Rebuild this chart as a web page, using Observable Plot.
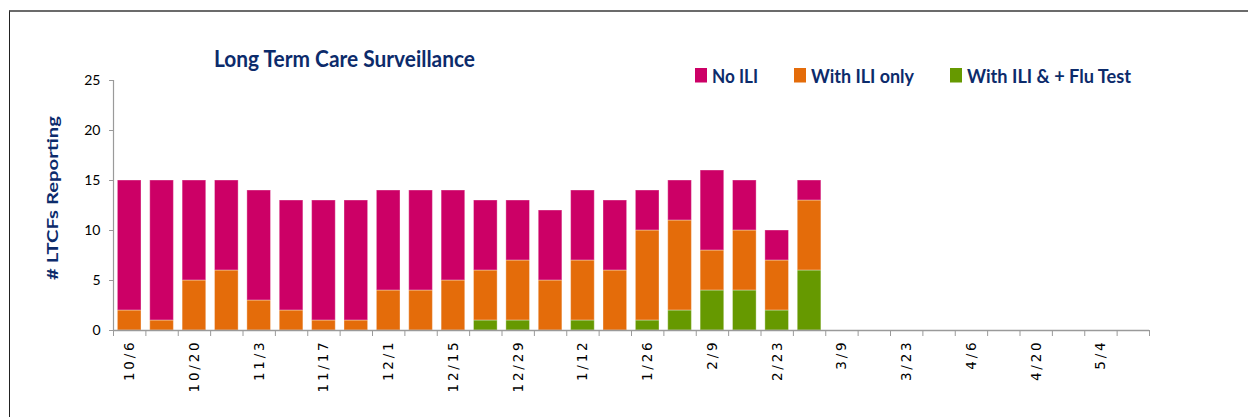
<!DOCTYPE html>
<html><head><meta charset="utf-8">
<script src="https://cdn.jsdelivr.net/npm/d3@7"></script>
<script src="https://cdn.jsdelivr.net/npm/@observablehq/plot@0.6"></script>
<style>
body{margin:0;background:#fff;}
#wrap{position:relative;width:1248px;height:417px;overflow:hidden;}
#frame{position:absolute;left:9px;top:10px;width:1300px;height:500px;border-top:2px solid #6b6b6b;border-left:1.5px solid #222;}
#chart{position:absolute;left:0;top:0;}
#overlay{position:absolute;left:0;top:0;pointer-events:none;}
.xlab text{letter-spacing:2.8px;}
</style></head><body>
<div id="wrap"><div id="frame"></div><div id="chart"></div><svg id="overlay" width="1248" height="417"></svg></div>
<script>
// ---- data ----
const weeks = ["10/6","10/13","10/20","10/27","11/3","11/10","11/17","11/24","12/1","12/8","12/15","12/22","12/29","1/5","1/12","1/19","1/26","2/2","2/9","2/16","2/23","3/2","3/9","3/16","3/23","3/30","4/6","4/13","4/20","4/27","5/4","5/11"];
const labelWeeks = ["10/6","10/20","11/3","11/17","12/1","12/15","12/29","1/12","1/26","2/9","2/23","3/9","3/23","4/6","4/20","5/4"];
const noILI    = [13,14,10,9,11,11,12,12,10,10,9,7,6,7,7,7,4,4,8,5,3,2];
const iliOnly  = [2,1,5,6,3,2,1,1,4,4,5,5,6,5,6,6,9,9,4,6,5,7];
const iliFlu   = [0,0,0,0,0,0,0,0,0,0,0,1,1,0,1,0,1,2,4,4,2,6];
const seriesNames = ["With ILI & + Flu Test","With ILI only","No ILI"];
const seriesColors = ["#669900","#E46C0A","#CC0066"];
const legendOrder = ["No ILI","With ILI only","With ILI & + Flu Test"];
const yTicks = [0,5,10,15,20,25];
const title = "Long Term Care Surveillance";
const yLabel = "# LTCFs Reporting";

// ---- build table ----
const rows = [];
noILI.forEach((_, i) => {
  rows.push({week: weeks[i], series: seriesNames[0], value: iliFlu[i]});
  rows.push({week: weeks[i], series: seriesNames[1], value: iliOnly[i]});
  rows.push({week: weeks[i], series: seriesNames[2], value: noILI[i]});
});

const W = 1248, H = 417, mL = 113, mR = 99, mT = 80, mB = 87;
const step = (W - mL - mR) / weeks.length;
const navy = "#0c2b6b";

const chart = Plot.plot({
  width: W, height: H, marginLeft: mL, marginRight: mR, marginTop: mT, marginBottom: mB,
  style: {background: "transparent", overflow: "visible", color: "#000"},
  x: {domain: weeks, paddingInner: 0.27, paddingOuter: 0.135, round: false, label: null},
  y: {domain: [0, 25], label: null},
  color: {domain: seriesNames, range: seriesColors},
  marks: [
    Plot.barY(rows, {x: "week", y: "value", fill: "series", stroke: "#ffffff", strokeOpacity: 0.35, strokeWidth: 1}),
    Plot.ruleY([0], {stroke: "#9a9a9a", strokeWidth: 1.5}),
    Plot.ruleX([weeks[0]], {y1: 0, y2: 25, dx: -step / 2, stroke: "#9a9a9a", strokeWidth: 1.2}),
    Plot.axisY(yTicks, {tickSize: 4, tickPadding: 9, fontSize: 14, fontFamily: "Lato", stroke: "#9a9a9a", fill: "#000", label: null}),
    Plot.axisX(weeks, {tickSize: 6, dx: -step / 2, tickFormat: () => "", stroke: "#9a9a9a", label: null}),
    Plot.axisX([weeks[weeks.length - 1]], {tickSize: 6, dx: step / 2, tickFormat: () => "", stroke: "#9a9a9a", label: null}),
    Plot.axisX(labelWeeks, {tickSize: 0, tickPadding: 9, tickRotate: -90, fontSize: 13.5, fontFamily: "DejaVu Sans", fill: "#000", label: null, className: "xlab"})
  ]
});
document.getElementById("chart").appendChild(chart);

// ---- title, legend, y label ----
const ov = d3.select("#overlay");
ov.append("text").text(title)
  .attr("x", 214).attr("y", 67)
  .attr("font-family", "Lato").attr("font-weight", "bold").attr("font-size", 23)
  .attr("fill", navy).attr("textLength", 261).attr("lengthAdjust", "spacingAndGlyphs");

ov.append("text").text(yLabel)
  .attr("transform", "translate(57.5,198) rotate(-90)")
  .attr("text-anchor", "middle")
  .attr("font-family", "Lato").attr("font-weight", "bold").attr("font-size", 15)
  .attr("fill", navy).attr("textLength", 164).attr("lengthAdjust", "spacingAndGlyphs");

const legendX = [695, 794, 950];
const legendW = [46, 103, 164];
const colorOf = name => seriesColors[seriesNames.indexOf(name)];
legendOrder.forEach((name, i) => {
  ov.append("rect").attr("x", legendX[i]).attr("y", 68).attr("width", 12).attr("height", 14.5).attr("fill", colorOf(name));
  ov.append("text").text(name)
    .attr("x", legendX[i] + 17).attr("y", 83)
    .attr("font-family", "Lato").attr("font-weight", "bold").attr("font-size", 19.5)
    .attr("fill", navy).attr("textLength", legendW[i]).attr("lengthAdjust", "spacingAndGlyphs");
});
</script>
</body></html>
▬▬▬▬▬▬▬▬▬▬
**WHAT THE TASK REQUIRES**
Reproduce the whole listing above word for word, but not its pictures.

**COMPLETE RESPONSE**
Rebuild this chart as a web page, using Observable Plot.
<!DOCTYPE html>
<html><head><meta charset="utf-8">
<script src="https://cdn.jsdelivr.net/npm/d3@7"></script>
<script src="https://cdn.jsdelivr.net/npm/@observablehq/plot@0.6"></script>
<style>
body{margin:0;background:#fff;}
#wrap{position:relative;width:1248px;height:417px;overflow:hidden;}
#frame{position:absolute;left:9px;top:10px;width:1300px;height:500px;border-top:2px solid #6b6b6b;border-left:1.5px solid #222;}
#chart{position:absolute;left:0;top:0;}
#overlay{position:absolute;left:0;top:0;pointer-events:none;}
.xlab text{letter-spacing:2.8px;}
</style></head><body>
<div id="wrap"><div id="frame"></div><div id="chart"></div><svg id="overlay" width="1248" height="417"></svg></div>
<script>
// ---- data ----
const weeks = ["10/6","10/13","10/20","10/27","11/3","11/10","11/17","11/24","12/1","12/8","12/15","12/22","12/29","1/5","1/12","1/19","1/26","2/2","2/9","2/16","2/23","3/2","3/9","3/16","3/23","3/30","4/6","4/13","4/20","4/27","5/4","5/11"];
const labelWeeks = ["10/6","10/20","11/3","11/17","12/1","12/15","12/29","1/12","1/26","2/9","2/23","3/9","3/23","4/6","4/20","5/4"];
const noILI    = [13,14,10,9,11,11,12,12,10,10,9,7,6,7,7,7,4,4,8,5,3,2];
const iliOnly  = [2,1,5,6,3,2,1,1,4,4,5,5,6,5,6,6,9,9,4,6,5,7];
const iliFlu   = [0,0,0,0,0,0,0,0,0,0,0,1,1,0,1,0,1,2,4,4,2,6];
const seriesNames = ["With ILI & + Flu Test","With ILI only","No ILI"];
const seriesColors = ["#669900","#E46C0A","#CC0066"];
const legendOrder = ["No ILI","With ILI only","With ILI & + Flu Test"];
const yTicks = [0,5,10,15,20,25];
const title = "Long Term Care Surveillance";
const yLabel = "# LTCFs Reporting";

// ---- build table ----
const rows = [];
noILI.forEach((_, i) => {
  rows.push({week: weeks[i], series: seriesNames[0], value: iliFlu[i]});
  rows.push({week: weeks[i], series: seriesNames[1], value: iliOnly[i]});
  rows.push({week: weeks[i], series: seriesNames[2], value: noILI[i]});
});

const W = 1248, H = 417, mL = 113, mR = 99, mT = 80, mB = 87;
const step = (W - mL - mR) / weeks.length;
const navy = "#0c2b6b";

const chart = Plot.plot({
  width: W, height: H, marginLeft: mL, marginRight: mR, marginTop: mT, marginBottom: mB,
  style: {background: "transparent", overflow: "visible", color: "#000"},
  x: {domain: weeks, paddingInner: 0.27, paddingOuter: 0.135, round: false, label: null},
  y: {domain: [0, 25], label: null},
  color: {domain: seriesNames, range: seriesColors},
  marks: [
    Plot.barY(rows, {x: "week", y: "value", fill: "series", stroke: "#ffffff", strokeOpacity: 0.35, strokeWidth: 1}),
    Plot.ruleY([0], {stroke: "#9a9a9a", strokeWidth: 1.5}),
    Plot.ruleX([weeks[0]], {y1: 0, y2: 25, dx: -step / 2, stroke: "#9a9a9a", strokeWidth: 1.2}),
    Plot.axisY(yTicks, {tickSize: 4, tickPadding: 9, fontSize: 14, fontFamily: "Lato", stroke: "#9a9a9a", fill: "#000", label: null}),
    Plot.axisX(weeks, {tickSize: 6, dx: -step / 2, tickFormat: () => "", stroke: "#9a9a9a", label: null}),
    Plot.axisX([weeks[weeks.length - 1]], {tickSize: 6, dx: step / 2, tickFormat: () => "", stroke: "#9a9a9a", label: null}),
    Plot.axisX(labelWeeks, {tickSize: 0, tickPadding: 9, tickRotate: -90, fontSize: 13.5, fontFamily: "DejaVu Sans", fill: "#000", label: null, className: "xlab"})
  ]
});
document.getElementById("chart").appendChild(chart);

// ---- title, legend, y label ----
const ov = d3.select("#overlay");
ov.append("text").text(title)
  .attr("x", 214).attr("y", 67)
  .attr("font-family", "Lato").attr("font-weight", "bold").attr("font-size", 23)
  .attr("fill", navy).attr("textLength", 261).attr("lengthAdjust", "spacingAndGlyphs");

ov.append("text").text(yLabel)
  .attr("transform", "translate(57.5,198) rotate(-90)")
  .attr("text-anchor", "middle")
  .attr("font-family", "Lato").attr("font-weight", "bold").attr("font-size", 15)
  .attr("fill", navy).attr("textLength", 164).attr("lengthAdjust", "spacingAndGlyphs");

const legendX = [695, 794, 950];
const legendW = [46, 103, 164];
const colorOf = name => seriesColors[seriesNames.indexOf(name)];
legendOrder.forEach((name, i) => {
  ov.append("rect").attr("x", legendX[i]).attr("y", 68).attr("width", 12).attr("height", 14.5).attr("fill", colorOf(name));
  ov.append("text").text(name)
    .attr("x", legendX[i] + 17).attr("y", 83)
    .attr("font-family", "Lato").attr("font-weight", "bold").attr("font-size", 19.5)
    .attr("fill", navy).attr("textLength", legendW[i]).attr("lengthAdjust", "spacingAndGlyphs");
});
</script>
</body></html>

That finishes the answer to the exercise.